Since an expansive interpretation of theCommerce Clause is the lone constitutional justification for federal regulations over housing, banking, energy, communications, transportation, labor, the environment, etc., despite those areas not being enumerated federal powers under the Constitution (which is the reason it has commonly been called “the everything clause” in law schools), this would give Congress even more power over Americans’ economic lives. And that is a serious cause for concern.

The Constitution included the Commerce Clause because under the Articles of Confederation, states were extorting each other’s residents by imposing duties on trade crossing their borders, and they recognized that such mutual beggar-thy-neighbor efforts hurt them all. In fact, the call to the Constitutional Convention arose from a 1786 meeting of five central states to reduce internal trade barriers.

In The Federalist’s words, the Commerce Clause was thus intended to be a “restraint imposed on the authority of the States,” in order to prevent them from interfering with the trade between them (following the then more common meaning of regulate as “to remove impediments,” and thus make it “more regular”). Since “the powers delegated…to the Federal Government, are few and defined…The powers reserved to the several States will extend to all the objects, which, in the ordinary course of affairs, concern the lives, liberties and prosperities of the people; and the internal order, improvement, and prosperity of the State,” it was not intended to create an extensive federal power to regulate (following the more modern meaning of regulate as “to tell others what to do”) the minutiae of economic life.

Despite that intent, court interpretation of the Commerce Clause has moved far from our Founders’ understanding. Rulings have progressively deleted its constraints on federal powers, to where it is now routinely cited to justify federal regulation of whatever Congress decides counts as having something to do with commerce (which is virtually everything).

For a century, the Commerce Clause was solely used to overturn state restrictions on interstate commerce as unconstitutional. But with the Interstate Commerce Act of 1887, it began to be used to support active congressional regulation of commerce. Since then, the original Commerce Clause has been further undermined, with a near death blow coming in Wickard v. Filburn in 1942.

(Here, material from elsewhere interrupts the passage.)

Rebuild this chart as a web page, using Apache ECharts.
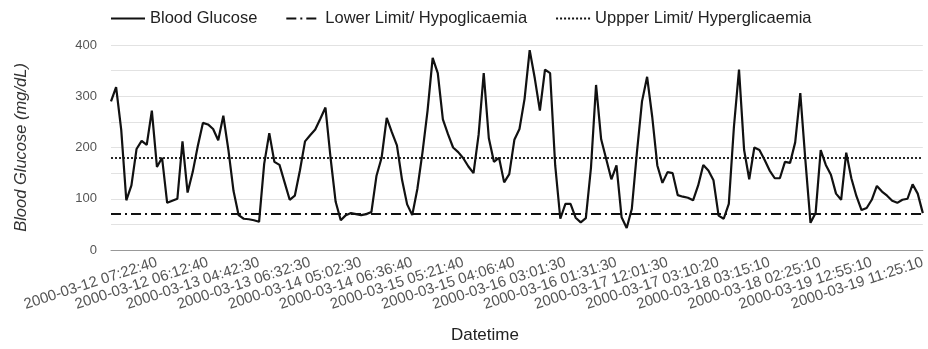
<!DOCTYPE html>
<html>
<head>
<meta charset="utf-8">
<script src="https://cdn.jsdelivr.net/npm/echarts@6/dist/echarts.min.js"></script>
<style>
html,body{margin:0;padding:0;background:#fff;}
#chart{width:928px;height:349px;}
</style>
</head>
<body>
<div id="chart"></div>
<script>
// Tick labels shown on the x axis (first at sample 9, then every 10 samples)
const tickLabels = [
  '2000-03-12 07:22:40','2000-03-12 06:12:40','2000-03-13 04:42:30','2000-03-13 06:32:30',
  '2000-03-14 05:02:30','2000-03-14 06:36:40','2000-03-15 05:21:40','2000-03-15 04:06:40',
  '2000-03-16 03:01:30','2000-03-16 01:31:30','2000-03-17 12:01:30','2000-03-17 03:10:20',
  '2000-03-18 03:15:10','2000-03-18 02:25:10','2000-03-19 12:55:10','2000-03-19 11:25:10'
];
const firstLabelIndex = 9;
const labelStep = 10;

// Blood glucose readings (mg/dL)
const bloodGlucose = [
  290,318,235,97,126,197,213,205,272,162,
  180,92,96,100,212,112,152,203,248,245,
  236,214,262,195,115,68,61,60,58,55,
  168,228,172,166,132,98,106,155,212,224,
  235,256,278,180,94,58,68,72,70,68,
  70,74,145,180,258,230,204,137,89,68,
  119,190,272,375,345,255,226,200,191,179,
  163,150,225,345,218,172,180,132,148,215,
  236,295,390,335,272,352,345,165,61,90,
  90,63,54,62,160,322,216,177,138,165,
  64,43,80,190,290,338,260,165,131,152,
  150,107,104,102,97,126,166,155,136,67,
  61,90,240,352,195,138,200,195,176,155,
  140,140,172,170,210,306,175,53,72,195,
  166,147,110,98,190,140,105,78,82,98,
  125,114,106,96,92,98,100,128,110,72
];

const lowerLimit = 70;
const upperLimit = 180;
const seriesNames = ['Blood Glucose','Lower Limit/ Hypoglicaemia','Uppper Limit/ Hyperglicaemia'];

// category axis: one slot per reading, tick label text at the labelled slots
const categories = bloodGlucose.map((v, i) => {
  const k = (i - firstLabelIndex) / labelStep;
  return (i >= firstLabelIndex && Number.isInteger(k)) ? tickLabels[k] : '';
});

const FONT = '"Liberation Sans", Arial, sans-serif';
const dashDot = [10, 4, 2, 4];
const dotted = [2, 2];

const chart = echarts.init(document.getElementById('chart'), null, {renderer: 'canvas'});
chart.setOption({
  animation: false,
  backgroundColor: '#fff',
  textStyle: {fontFamily: FONT},
  legend: {
    left: 105, top: 5,
    itemWidth: 34, itemHeight: 12, itemGap: 28,
    itemStyle: {opacity: 0},
    textStyle: {fontSize: 16.5, color: '#222', fontFamily: FONT},
    data: seriesNames
  },
  grid: {left: 111, right: 0, top: 45, bottom: 97},
  xAxis: {
    type: 'category',
    data: categories,
    boundaryGap: false,
    name: 'Datetime',
    nameLocation: 'middle',
    nameGap: 77,
    nameTextStyle: {fontSize: 17, color: '#222', fontFamily: FONT, padding: [0, 64, 0, 0]},
    axisLine: {show: true, lineStyle: {color: '#999', width: 1}},
    axisTick: {show: false},
    axisLabel: {
      interval: (idx) => idx >= firstLabelIndex && (idx - firstLabelIndex) % labelStep === 0,
      rotate: 18, margin: 12, fontSize: 15, color: '#555', fontFamily: FONT
    },
    splitLine: {show: false}
  },
  yAxis: {
    type: 'value',
    min: 0, max: 400, interval: 50,
    name: 'Blood Glucose (mg/dL)',
    nameLocation: 'middle',
    nameGap: 81,
    nameTextStyle: {fontSize: 16.5, fontStyle: 'italic', color: '#333', fontFamily: FONT},
    axisLine: {show: false},
    axisTick: {show: false},
    axisLabel: {
      margin: 14, fontSize: 13, color: '#555', fontFamily: FONT,
      formatter: (v) => (v % 100 === 0 ? String(v) : '')
    },
    splitLine: {lineStyle: {color: '#e2e2e2', width: 1}}
  },
  series: [
    {
      name: seriesNames[0], type: 'line', data: bloodGlucose,
      symbol: 'none', smooth: false,
      lineStyle: {color: '#111', width: 2.2},
      itemStyle: {color: '#111'}
    },
    {
      name: seriesNames[1], type: 'line', data: [],
      symbol: 'none',
      lineStyle: {color: '#111', width: 2, type: dashDot},
      itemStyle: {color: '#111'},
      markLine: {
        silent: true, symbol: ['none','none'], label: {show: false},
        lineStyle: {color: '#111', width: 1.8, type: dashDot},
        data: [{yAxis: lowerLimit}]
      }
    },
    {
      name: seriesNames[2], type: 'line', data: [],
      symbol: 'none',
      lineStyle: {color: '#111', width: 2, type: dotted},
      itemStyle: {color: '#111'},
      markLine: {
        silent: true, symbol: ['none','none'], label: {show: false},
        lineStyle: {color: '#111', width: 1.8, type: dotted},
        data: [{yAxis: upperLimit}]
      }
    }
  ]
});
</script>
</body>
</html>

Justice Robert Jackson’s opinion in that case ballooned the scope of the Commerce Clause to extend federal power to regulate interstate commerce to the power to ban (not regulate) production (not commerce) occurring in a single state (not interstate). Anything found to have a substantial effect–i.e., any business practice whatsoever—was turned into fair game for federal regulators, at their discretion. The results we see in the acronyms of almost uncountable federal agencies all around us.

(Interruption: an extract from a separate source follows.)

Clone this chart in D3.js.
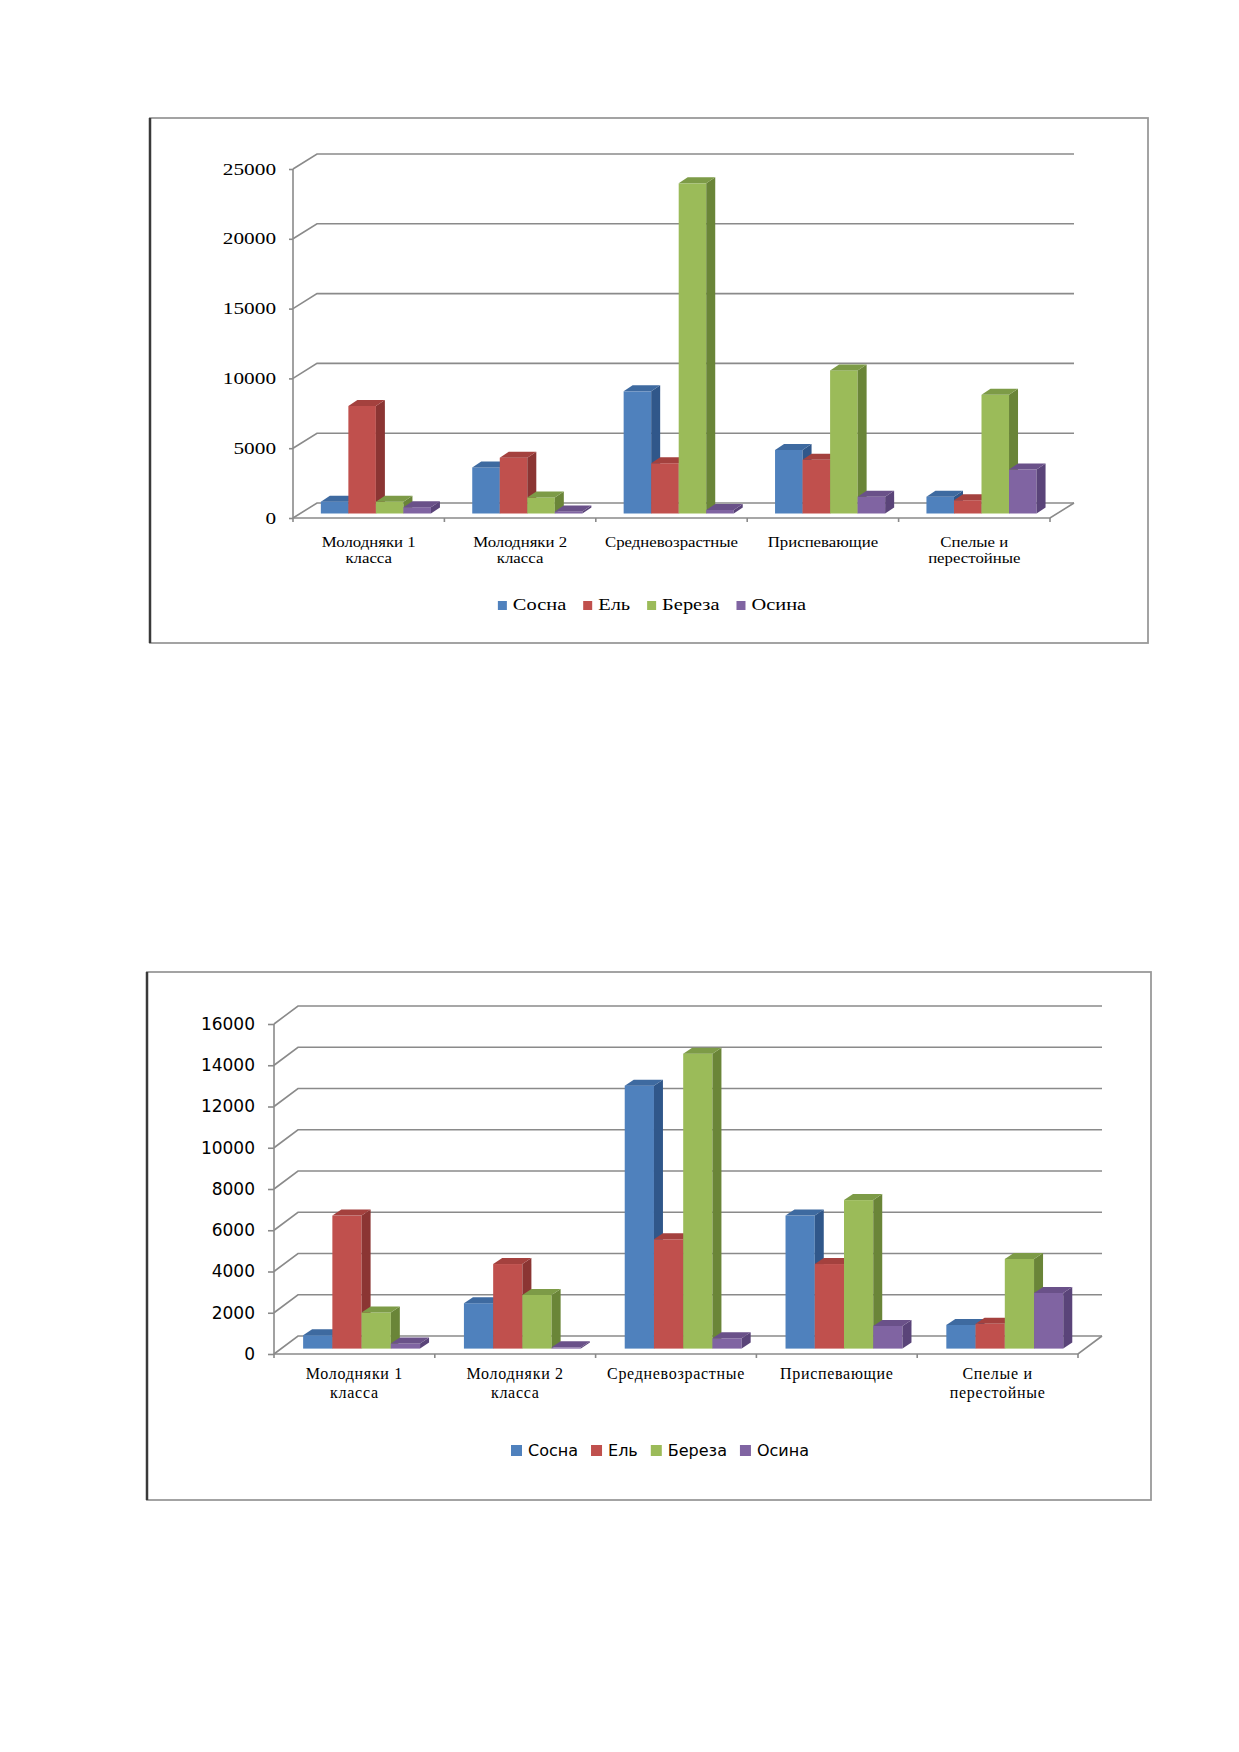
<!DOCTYPE html>
<html>
<head>
<meta charset="utf-8">
<script src="https://cdn.jsdelivr.net/npm/d3@7"></script>
<style>
body { margin: 0; background: #fff; }
</style>
</head>
<body>
<svg id="page" width="1239" height="1752"></svg>
<script>
// categories and series shared by both charts
const categoryLabels = [["Молодняки 1", "класса"], ["Молодняки 2", "класса"], ["Средневозрастные"], ["Приспевающие"], ["Спелые и", "перестойные"]]
const categories = categoryLabels.map(d => d.join(" "))
const seriesNames = ["Сосна", "Ель", "Береза", "Осина"]

// upper chart
const topSosna = [850, 3300, 8750, 4550, 1200]
const topEl = [7700, 4000, 3600, 3850, 950]
const topBereza = [850, 1150, 23650, 10250, 8500]
const topOsina = [450, 150, 250, 1200, 3150]
const topTicks = [0, 5000, 10000, 15000, 20000, 25000]

// lower chart
const bottomSosna = [650, 2200, 12750, 6450, 1150]
const bottomEl = [6450, 4100, 5300, 4100, 1200]
const bottomBereza = [1750, 2600, 14300, 7200, 4350]
const bottomOsina = [250, 60, 500, 1100, 2700]
const bottomTicks = [0, 2000, 4000, 6000, 8000, 10000, 12000, 14000, 16000]

const FRONT_COLORS = ["#4f81bd", "#c0504d", "#9bbb59", "#8064a2"]
const SIDE_COLORS = ["#30578a", "#8b3533", "#6a8538", "#5a4479"]
const TOP_COLORS = ["#3e6aa0", "#a4413e", "#7d9b47", "#6a5189"]
const GRID_COLOR = "#8a8a8a"

const SERIF = "'Liberation Serif', 'Times New Roman', serif"
const SANS = "'DejaVu Sans', Verdana, sans-serif"

let svg = d3.select("#page")
svg.append("rect").attr("width", 1239).attr("height", 1752).attr("fill", "#fff")

function drawChart(opt, values, ticks) {
    let g = svg.append("g")

    // frame, left edge is darker in the scan
    g.append("rect")
        .attr("x", opt.frame[0]).attr("y", opt.frame[1])
        .attr("width", opt.frame[2]).attr("height", opt.frame[3])
        .attr("fill", "none").attr("stroke", "#9a9a9a").attr("stroke-width", 1.8)
    g.append("line")
        .attr("x1", opt.frame[0]).attr("x2", opt.frame[0])
        .attr("y1", opt.frame[1]).attr("y2", opt.frame[1] + opt.frame[3])
        .attr("stroke", "#3a3a3a").attr("stroke-width", 2.5)

    let y = d3.scaleLinear().domain([0, d3.max(ticks)]).range([opt.y0, opt.yTop])
    let x = d3.scaleBand().domain(categories).range([opt.x0, opt.x1])
    let unit = x.bandwidth() / 5.5   // 4 bars + gap width 150%
    let xs = d3.scaleBand().domain(seriesNames).range([unit * 0.75, unit * 4.75])
    let dx = opt.depth[0], dy = opt.depth[1]

    // side wall diagonals + back wall gridlines
    ticks.forEach(function(t) {
        g.append("path")
            .attr("d", `M${opt.x0},${y(t)}L${opt.x0 + dx},${y(t) + dy}L${opt.x1 + dx},${y(t) + dy}`)
            .attr("fill", "none").attr("stroke", GRID_COLOR).attr("stroke-width", 1.6)
    })
    // floor front edge
    g.append("path")
        .attr("d", `M${opt.x0},${y(0)}L${opt.x1},${y(0)}L${opt.x1 + dx},${y(0) + dy}`)
        .attr("fill", "none").attr("stroke", GRID_COLOR).attr("stroke-width", 1.6)
    // vertical axis
    g.append("line")
        .attr("x1", opt.x0).attr("x2", opt.x0)
        .attr("y1", y(0)).attr("y2", y(d3.max(ticks)))
        .attr("stroke", GRID_COLOR).attr("stroke-width", 1.6)
    // category boundary ticks
    let bounds = categories.map(c => x(c)).concat([opt.x1])
    bounds.forEach(function(bx) {
        g.append("line")
            .attr("x1", bx).attr("x2", bx)
            .attr("y1", y(0)).attr("y2", y(0) + 4)
            .attr("stroke", GRID_COLOR).attr("stroke-width", 1.6)
    })

    // 3d columns
    let offX = dx * 0.3, offY = dy * 0.3
    let bd = opt.barDepth
    categories.forEach(function(c, i) {
        seriesNames.forEach(function(s, j) {
            let v = values[j][i]
            let left = x(c) + xs(s) + offX
            let w = xs.bandwidth()
            let top = y(v) + offY
            let base = y(0) + offY
            g.append("rect")
                .attr("x", left).attr("y", top)
                .attr("width", w).attr("height", base - top)
                .attr("fill", FRONT_COLORS[j])
            g.append("path")
                .attr("d", `M${left + w},${top}L${left + w + bd[0]},${top + bd[1]}L${left + w + bd[0]},${base + bd[1]}L${left + w},${base}Z`)
                .attr("fill", SIDE_COLORS[j])
            g.append("path")
                .attr("d", `M${left},${top}L${left + bd[0]},${top + bd[1]}L${left + w + bd[0]},${top + bd[1]}L${left + w},${top}Z`)
                .attr("fill", TOP_COLORS[j])
        })
    })

    // value axis
    let axis = g.append("g")
        .attr("transform", `translate(${opt.x0},0)`)
        .call(d3.axisLeft(y).tickValues(ticks).tickSize(opt.tickSize).tickPadding(opt.tickPad).tickFormat(d3.format("d")))
    axis.select(".domain").remove()
    axis.attr("font-family", opt.yFont).attr("font-size", opt.yFontSize)
    axis.selectAll("line").attr("stroke", GRID_COLOR).attr("stroke-width", 1.6)
    axis.selectAll("text").attr("fill", "#000")
    if (opt.yStretch != 1) {
        axis.selectAll("text")
            .attr("x", -(opt.tickSize + opt.tickPad) / opt.yStretch)
            .attr("transform", `scale(${opt.yStretch},1)`)
    }

    // category labels
    categories.forEach(function(c, i) {
        let lg = g.append("g")
            .attr("transform", `translate(${x(c) + x.bandwidth() / 2},${opt.labelY}) scale(${opt.labelStretch},1)`)
        let t = lg.append("text")
            .attr("text-anchor", "middle")
            .attr("font-family", SERIF).attr("font-size", opt.labelSize)
            .attr("letter-spacing", opt.labelSpacing)
            .attr("fill", "#000")
        categoryLabels[i].forEach(function(line, k) {
            t.append("tspan").attr("x", 0).attr("y", k * opt.labelLH).text(line)
        })
    })

    // legend
    let leg = g.append("g")
    let cur = 0
    seriesNames.forEach(function(s, j) {
        leg.append("rect")
            .attr("x", cur).attr("y", -opt.sq)
            .attr("width", opt.sq).attr("height", opt.sq)
            .attr("fill", FRONT_COLORS[j])
        cur += opt.sq + opt.sqGap
        let tg = leg.append("g").attr("transform", `translate(${cur},0) scale(${opt.legendStretch},1)`)
        let t = tg.append("text")
            .attr("font-family", opt.legendFont).attr("font-size", opt.legendSize)
            .attr("fill", "#000")
            .text(s)
        cur += t.node().getComputedTextLength() * opt.legendStretch + opt.itemGap
    })
    let total = cur - opt.itemGap
    leg.attr("transform", `translate(${opt.legendCx - total / 2},${opt.legendY})`)
}

drawChart({
    frame: [150, 118, 998, 525],
    x0: 293, x1: 1050, y0: 518, yTop: 169,
    depth: [24, -15], barDepth: [9, -6],
    tickSize: 4, tickPad: 13,
    yFont: SERIF, yFontSize: 16, yStretch: 1.33,
    labelY: 547, labelLH: 16, labelSize: 14, labelStretch: 1.2, labelSpacing: 0,
    legendY: 610, legendFont: SERIF, legendSize: 17, legendStretch: 1.2,
    sq: 9, sqGap: 6, itemGap: 17, legendCx: 652
}, [topSosna, topEl, topBereza, topOsina], topTicks)

drawChart({
    frame: [147, 972, 1004, 528],
    x0: 274, x1: 1078, y0: 1354, yTop: 1024,
    depth: [24, -18], barDepth: [9, -6],
    tickSize: 6, tickPad: 13,
    yFont: SANS, yFontSize: 17, yStretch: 1,
    labelY: 1379, labelLH: 18.5, labelSize: 16, labelStretch: 1, labelSpacing: 0.7,
    legendY: 1456, legendFont: SANS, legendSize: 16, legendStretch: 1,
    sq: 11, sqGap: 6, itemGap: 13, legendCx: 660
}, [bottomSosna, bottomEl, bottomBereza, bottomOsina], bottomTicks)
</script>
</body>
</html>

As long as the Supreme Court upholds and extends Commerce Clause precedents such as Wickard v. Filburn, there is hardly any limit to the federal regulation of business beyond the need for a congressional majority (which Federalist No. 10 assures us is inconsistent with our Founders’ vision). Any tatters of the restraining power it once exercised over the federal government will be effectively erased from the Constitution.

The baseball antitrust exception is one of the few remaining precedents still adhering to the earlier, limited-government understanding of the Commerce Clause, in part because the erosion of it by 1922 had progressed far less than subsequently. So while politicians may want to target baseball’s antitrust exemption as punishment for actions they dislike (although a far more effective remedy would be to return to a clear legal understanding that corporate executives represent only the interests of the investors whose resources they manage, not every conceivable self-proclaimed “stakeholder,” which would eliminate many woke possibilities), it would come at too high a constitutional price. Americans would be far better off if, instead of further eroding Justice Holmes’ ruling, we upheld his “originalist” Commerce Clause logic, and the limit it imposed on federal power to do what it wants, whether it advances our joint interests or not. After all, as recent events have made blindingly obvious, it is not hard to see that much of what is emanating from the beltway fits in the “or not” category.